U. S. manufacturers face inflationary pressures, a weak dollar, growing foreign demand and stagnant domestic sales. Implementing the LIFO (Last-In, First-Out) method for accounting, and establishing an IC-DISC (Interest Change-Domestic International Sales Corporation) entity are two options available to manufacturers for improving their financial health in the current economic environment.
The LIFO method lets manufacturers use the price of the most-recently purchased inventory (Last-In) as a basis for determining the cost of goods sold (First-Out). Since the newest inventory is usually the most expensive, using the LIFO method enables a manufacturer to declare smaller net profits on goods sold, leading to lower taxes and providing relief against inflation.
Specific circumstances and potential benefits vary from one manufacturer to another, based on the type of inventory purchased, industry, regional location and other factors. Technological components, for example, typically decline in price over time, making LIFO an unfavorable method for assigning value to such inventory purchases. Oil, steel and other items, though, have been facing continuous price increases. Companies operating within specific global industries, such as aerospace, must likewise make substantial allowances for inflation in all aspects of financial and production planning. In these cases, the LIFO method would be highly beneficial and provide enhanced cash flow to companies.
In addition to LIFO, another long-established option available to manufacturers for reducing corporate income tax is forming an IC-DISC. The IC-DISC was enacted by Congress in 1971 as the Domestic International Sales Corporation (DISC) to help businesses combat a growing U.S. trade deficit. The DISC was then revised in 1984 as the IC-DISC. With the recent demise of other U.S. export incentives, the IC-DISC is attracting renewed interest as an opportunity for companies engaged in export sales to benefit from lower corporate taxes.
An IC-DISC exists as a separate entity from the parent company, with its ownership comprised of the exporting parent company or the parent company shareholders. The IC-DISC requires a minimum capitalization of $2,500. In its simplest form, the IC-DISC can earn a commission on export sales based on either 4 percent of gross receipts or 50 percent of net foreign sales income. Corporate taxes are then deferred on this commission income earned by the IC-DISC. Up to $10 million per year in export sales can be conducted by the IC-DISC.

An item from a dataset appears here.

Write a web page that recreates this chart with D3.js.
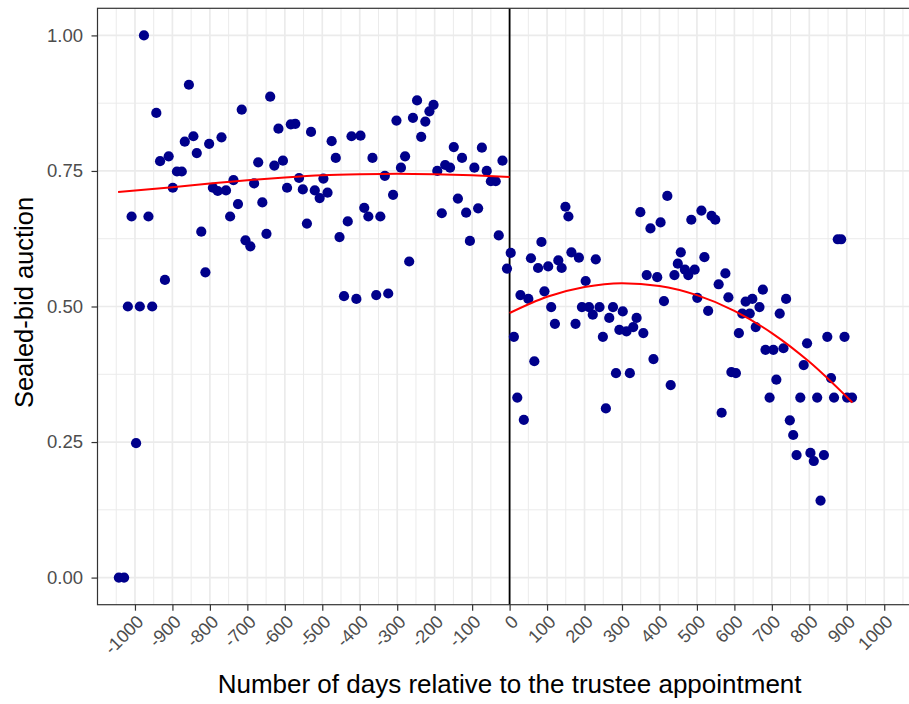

In case the IC-DISC is held by individuals, commissions received by the IC-DISC can be distributed to its shareholders as dividends, which are then taxed at the individual dividend rate of 15 percent. Those dividends can be distributed in lieu of annual bonuses or performance incentives.
Commissions paid to the IC-DISC significantly reduce the net profits subject to corporate income tax by the parent entity. That creates a 35 percent tax benefit for the parent company on commission payments made to the IC-DISC.
Export products sold through the IC-DISC must be extracted, grown or manufactured in the United States. Products must also be held for consumption, direct use, sale, lease or rental outside of the United States. Manufacturers must consider other factors as well, including whether to base overall commissions on net income or gross receipts, and can perform transaction-by-transaction analysis to maximize the most appropriate basis for commission payments for each sale.
Amidst the current domestic and international economic environments, the potential benefits of an IC-DISC merit evaluation, as do the possible tax savings associated with using the LIFO method for determining inventory value. Congress is currently evaluating the benefits of these two tax devices. As a result, these benefits could be enhanced or reduced in conjunction with Congress’ contemplated corporation income tax reform.